* _WHAT THE EXERCISE ASKS_: Reproduce nothing but the lines from the start of the material through the line that includes "import plotly.graph_objects as go", both ends included, and omit every picture.

* _GIVEN MATERIAL_:
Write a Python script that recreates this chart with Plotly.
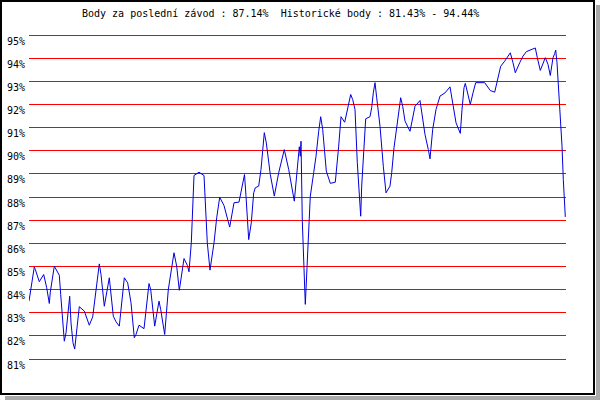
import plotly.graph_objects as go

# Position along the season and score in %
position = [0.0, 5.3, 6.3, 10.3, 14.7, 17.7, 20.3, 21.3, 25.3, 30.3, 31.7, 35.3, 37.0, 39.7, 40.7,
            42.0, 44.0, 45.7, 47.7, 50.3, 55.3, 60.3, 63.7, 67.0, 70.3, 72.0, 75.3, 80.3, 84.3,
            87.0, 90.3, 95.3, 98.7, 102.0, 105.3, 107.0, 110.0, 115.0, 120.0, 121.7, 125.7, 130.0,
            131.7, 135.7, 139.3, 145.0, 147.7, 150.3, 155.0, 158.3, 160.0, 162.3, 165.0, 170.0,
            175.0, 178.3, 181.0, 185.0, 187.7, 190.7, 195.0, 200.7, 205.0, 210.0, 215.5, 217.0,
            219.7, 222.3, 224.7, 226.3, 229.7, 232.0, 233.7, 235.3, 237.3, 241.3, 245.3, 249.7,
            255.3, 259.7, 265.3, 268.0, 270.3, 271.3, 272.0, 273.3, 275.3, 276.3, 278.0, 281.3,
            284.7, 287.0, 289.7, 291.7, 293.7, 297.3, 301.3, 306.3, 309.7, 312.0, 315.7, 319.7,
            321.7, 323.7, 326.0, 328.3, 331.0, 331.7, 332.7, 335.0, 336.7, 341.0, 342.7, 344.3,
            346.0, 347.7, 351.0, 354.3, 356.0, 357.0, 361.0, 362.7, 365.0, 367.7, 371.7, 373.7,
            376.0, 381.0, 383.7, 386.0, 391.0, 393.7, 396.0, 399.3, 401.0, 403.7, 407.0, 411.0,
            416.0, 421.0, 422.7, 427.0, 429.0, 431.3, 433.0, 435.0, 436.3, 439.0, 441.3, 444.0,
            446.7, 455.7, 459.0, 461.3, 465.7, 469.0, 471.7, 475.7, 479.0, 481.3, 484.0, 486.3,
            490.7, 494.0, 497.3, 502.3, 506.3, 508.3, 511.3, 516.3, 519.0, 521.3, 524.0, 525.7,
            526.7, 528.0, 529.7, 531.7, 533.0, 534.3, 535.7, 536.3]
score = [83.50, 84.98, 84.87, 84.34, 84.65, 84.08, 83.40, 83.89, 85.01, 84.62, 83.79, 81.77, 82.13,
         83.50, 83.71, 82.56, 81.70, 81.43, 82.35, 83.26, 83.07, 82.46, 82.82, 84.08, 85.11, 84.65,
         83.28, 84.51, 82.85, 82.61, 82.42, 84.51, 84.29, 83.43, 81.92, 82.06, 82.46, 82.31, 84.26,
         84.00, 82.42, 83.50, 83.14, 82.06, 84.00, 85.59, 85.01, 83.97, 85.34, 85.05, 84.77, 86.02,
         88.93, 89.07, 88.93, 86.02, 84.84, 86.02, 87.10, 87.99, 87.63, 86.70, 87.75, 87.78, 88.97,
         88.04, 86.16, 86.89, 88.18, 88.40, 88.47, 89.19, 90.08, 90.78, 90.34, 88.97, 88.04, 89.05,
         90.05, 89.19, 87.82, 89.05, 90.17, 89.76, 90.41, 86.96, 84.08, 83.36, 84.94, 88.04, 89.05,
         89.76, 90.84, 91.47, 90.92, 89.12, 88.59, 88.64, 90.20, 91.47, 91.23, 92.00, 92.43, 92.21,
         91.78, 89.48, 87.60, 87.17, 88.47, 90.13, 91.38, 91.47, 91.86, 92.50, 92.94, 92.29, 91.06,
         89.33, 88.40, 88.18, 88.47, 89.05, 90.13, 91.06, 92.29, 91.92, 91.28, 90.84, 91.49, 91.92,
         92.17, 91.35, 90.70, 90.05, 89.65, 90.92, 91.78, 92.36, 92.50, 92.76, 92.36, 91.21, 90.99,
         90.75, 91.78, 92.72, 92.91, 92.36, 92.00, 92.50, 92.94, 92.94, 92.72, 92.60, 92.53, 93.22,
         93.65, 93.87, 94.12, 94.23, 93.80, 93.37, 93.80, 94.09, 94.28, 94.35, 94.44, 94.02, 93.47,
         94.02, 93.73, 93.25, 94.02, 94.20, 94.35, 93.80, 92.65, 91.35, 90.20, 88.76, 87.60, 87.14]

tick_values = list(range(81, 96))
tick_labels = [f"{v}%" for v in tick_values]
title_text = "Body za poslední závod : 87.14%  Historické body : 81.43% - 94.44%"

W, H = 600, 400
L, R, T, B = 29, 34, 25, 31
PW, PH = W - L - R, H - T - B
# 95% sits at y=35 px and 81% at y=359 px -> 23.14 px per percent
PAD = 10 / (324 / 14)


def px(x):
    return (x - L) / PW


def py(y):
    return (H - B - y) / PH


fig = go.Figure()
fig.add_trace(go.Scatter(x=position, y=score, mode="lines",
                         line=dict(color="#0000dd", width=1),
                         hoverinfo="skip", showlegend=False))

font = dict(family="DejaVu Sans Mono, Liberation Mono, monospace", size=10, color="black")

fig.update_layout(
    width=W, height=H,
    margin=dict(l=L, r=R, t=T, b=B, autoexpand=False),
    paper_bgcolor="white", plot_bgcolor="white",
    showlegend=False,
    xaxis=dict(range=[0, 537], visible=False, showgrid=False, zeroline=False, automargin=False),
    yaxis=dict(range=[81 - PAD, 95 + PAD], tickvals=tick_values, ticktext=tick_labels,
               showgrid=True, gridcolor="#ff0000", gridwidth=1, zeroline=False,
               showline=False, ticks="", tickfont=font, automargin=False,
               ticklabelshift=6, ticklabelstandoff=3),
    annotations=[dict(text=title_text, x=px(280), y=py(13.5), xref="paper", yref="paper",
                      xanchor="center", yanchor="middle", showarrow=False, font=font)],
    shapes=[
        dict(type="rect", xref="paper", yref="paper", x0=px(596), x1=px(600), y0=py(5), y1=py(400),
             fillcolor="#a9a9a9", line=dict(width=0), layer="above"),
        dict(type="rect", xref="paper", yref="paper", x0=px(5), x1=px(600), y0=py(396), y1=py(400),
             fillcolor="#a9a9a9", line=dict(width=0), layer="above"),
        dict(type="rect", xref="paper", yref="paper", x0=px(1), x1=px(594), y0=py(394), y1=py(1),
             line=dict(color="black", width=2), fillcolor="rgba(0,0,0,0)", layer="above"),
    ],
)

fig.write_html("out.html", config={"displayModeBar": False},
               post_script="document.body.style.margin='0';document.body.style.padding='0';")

* _EXERCISE ANSWER_:
Write a Python script that recreates this chart with Plotly.
import plotly.graph_objects as go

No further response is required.